Manilow released a Spanish version titled "Copacabana (En El Copa)" shortly after the English version was released. Though popular in dance clubs catering to Latin audiences, the Spanish version failed to chart on Billboard's Hot 100 chart.

A remixed version of the original English release titled "Copacabana (The 1993 Remix)" peaked at #22 on the UK Singles Chart in 1993.

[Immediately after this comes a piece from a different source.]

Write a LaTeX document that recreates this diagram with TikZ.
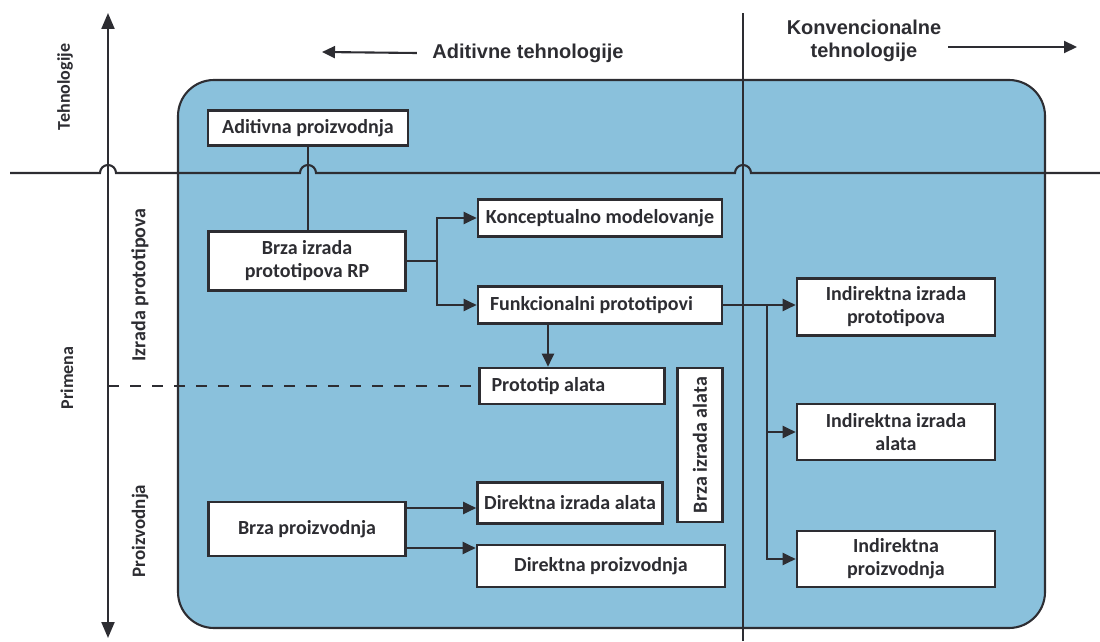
\documentclass[tikz,border=0pt]{standalone}
\usepackage{fontspec}
\setmainfont{Carlito}
\newfontfamily\headfont{Liberation Sans}
\usepackage{tikz}
\usetikzlibrary{arrows.meta, positioning, calc}
\definecolor{mydark}{RGB}{45,45,50}
\definecolor{myblue}{RGB}{138,193,220}
\tikzset{
  block/.style={rectangle, draw=mydark, fill=white, line width=2.6pt,
    align=center, font=\bfseries\fontsize{20}{23}\selectfont, text=mydark, inner sep=2pt},
  leftblock/.style={block, align=flush left, inner xsep=12pt},
  arrow/.style={-{Triangle[length=13pt,width=12pt]}, line width=2.1pt, color=mydark},
  line/.style={line width=2.1pt, color=mydark},
  axislabel/.style={rotate=90, font=\bfseries\fontsize{18}{20}\selectfont, text=mydark},
  headlabel/.style={font=\headfont\bfseries\fontsize{20}{23}\selectfont, text=mydark, align=center}
}

\begin{document}
\begin{tikzpicture}[x=1pt, y=1pt]
  \useasboundingbox (0,0) rectangle (1100,641);

  % Background area
  \draw[line, fill=myblue, rounded corners=36pt] (178,13) rectangle (1045,561);

  % Axes
  \draw[line, {Triangle[length=16pt,width=13pt]}-{Triangle[length=16pt,width=13pt]}] (108,3) -- (108,628);
  \draw[line] (743,0) -- (743,628);

  % Headers
  \node[headlabel] (addhead) at (528,588) {Aditivne tehnologije};
  \draw[arrow] ([xshift=-12pt]addhead.west) -- (322,589);
  \node[headlabel] (convhead) at (864,600) {Konvencionalne\\tehnologije};
  \draw[arrow] (948,594) -- (1077,594);

  % Axis labels
  \node[axislabel] (tech) at (65,554) {Tehnologije};
  \node[axislabel] (prim) at (67,263) {Primena};
  \node[axislabel, font=\bfseries\fontsize{20}{22}\selectfont] (izr) at (140,356) {Izrada prototipova};
  \node[axislabel, font=\bfseries\fontsize{19}{21}\selectfont] (proiz) at (140,110) {Proizvodnja};

  % Additive boxes
  \node[block, minimum width=200, minimum height=35] (adit) at (308,513) {Aditivna proizvodnja};
  \node[block, minimum width=197, minimum height=59] (rp) at (307,380) {Brza izrada\\prototipova RP};
  \node[block, minimum width=244, minimum height=37] (konc) at (600,423) {Konceptualno modelovanje};
  \node[leftblock, text width=220, minimum height=37] (funk) at (600,336) {Funkcionalni prototipovi};
  \node[leftblock, text width=161, minimum height=36] (protalat) at (572,255) {Prototip alata};
  \node[block, rotate=90, minimum width=154, minimum height=45] (brzaalat) at (700,196) {Brza izrada alata};
  \node[block, minimum width=185, minimum height=41] (diralat) at (570,138) {Direktna izrada alata};
  \node[block, minimum width=248, minimum height=42] (dirproiz) at (601,75) {Direktna proizvodnja};
  \node[block, minimum width=197, minimum height=54] (brzaproiz) at (307,112) {Brza proizvodnja};

  % Conventional boxes
  \node[block, minimum width=198, minimum height=57] (indproto) at (896,334) {Indirektna izrada\\prototipova};
  \node[block, minimum width=198, minimum height=56] (indalat) at (896,209) {Indirektna izrada\\alata};
  \node[block, minimum width=198, minimum height=56] (indproiz) at (896,82) {Indirektna\\proizvodnja};

  % Link through the border line
  \draw[line] (adit.south) -- (adit.south |- rp.north);

  % Border line with jumps
  \draw[line] (10,468) -- (100,468) arc[start angle=180, end angle=0, radius=8]
    -- (300,468) arc[start angle=180, end angle=0, radius=8]
    -- (735,468) arc[start angle=180, end angle=0, radius=8] -- (1100,468);

  % Dashed divider
  \coordinate (axdash) at (108,255);
  \draw[line, dash pattern=on 11pt off 11pt] (axdash) -- (protalat.west);

  % Rapid prototyping branches
  \coordinate (rpfork) at (437,380);
  \draw[line] (rp.east) -- (rpfork);
  \draw[arrow] (rpfork) |- (konc.west);
  \draw[arrow] (rpfork) |- (funk.west);
  \draw[arrow] ([xshift=-52pt]funk.south) -- ([xshift=-24pt]protalat.north);

  % Rapid production branches
  \coordinate (bp1) at ([yshift=21pt]brzaproiz.east);
  \coordinate (bp2) at ([yshift=-19pt]brzaproiz.east);
  \draw[arrow] (bp1) -- (bp1 -| diralat.west);
  \draw[arrow] (bp2) -- (bp2 -| dirproiz.west);

  % Indirect branches
  \coordinate (indfork) at (767,336);
  \draw[arrow] (funk.east) -- (funk.east -| indproto.west);
  \draw[arrow] (indfork) |- (indalat.west);
  \draw[arrow] (indfork) |- (indproiz.west);
\end{tikzpicture}
\end{document}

A home demo recording, albeit truncated, is available on the 4 CD/1 DVD box set collection, The Complete Collection and Then Some.... In conjunction to this release, the song was remixed and released as "Copacabana (At The Copa) 1993 Remix".

Musical[edit]

In 1985, Manilow and his collaborators Bruce Sussman and Jack Feldman expanded the song into a full length, made-for-television musical, also called Copacabana, writing many additional songs and expanding the plot suggested by the song. This film version was then further expanded by Manilow, Feldman, and Sussman into a full-length, two-act stage musical that ran at the Prince of Wales Theatre on London's West End for two years prior to a lengthy tour of the UK. An American production was later mounted that toured the US for over a year. Over 200 productions of the show have since been mounted worldwide.

Cover versions[edit]

Shirley Bassey and Danny La Rue are other artists who have covered "Copacabana". In 1979, Shirley Bassey performed a staged version for television in The Shirley Bassey Show with elaborate costumes and choreography.[8][9]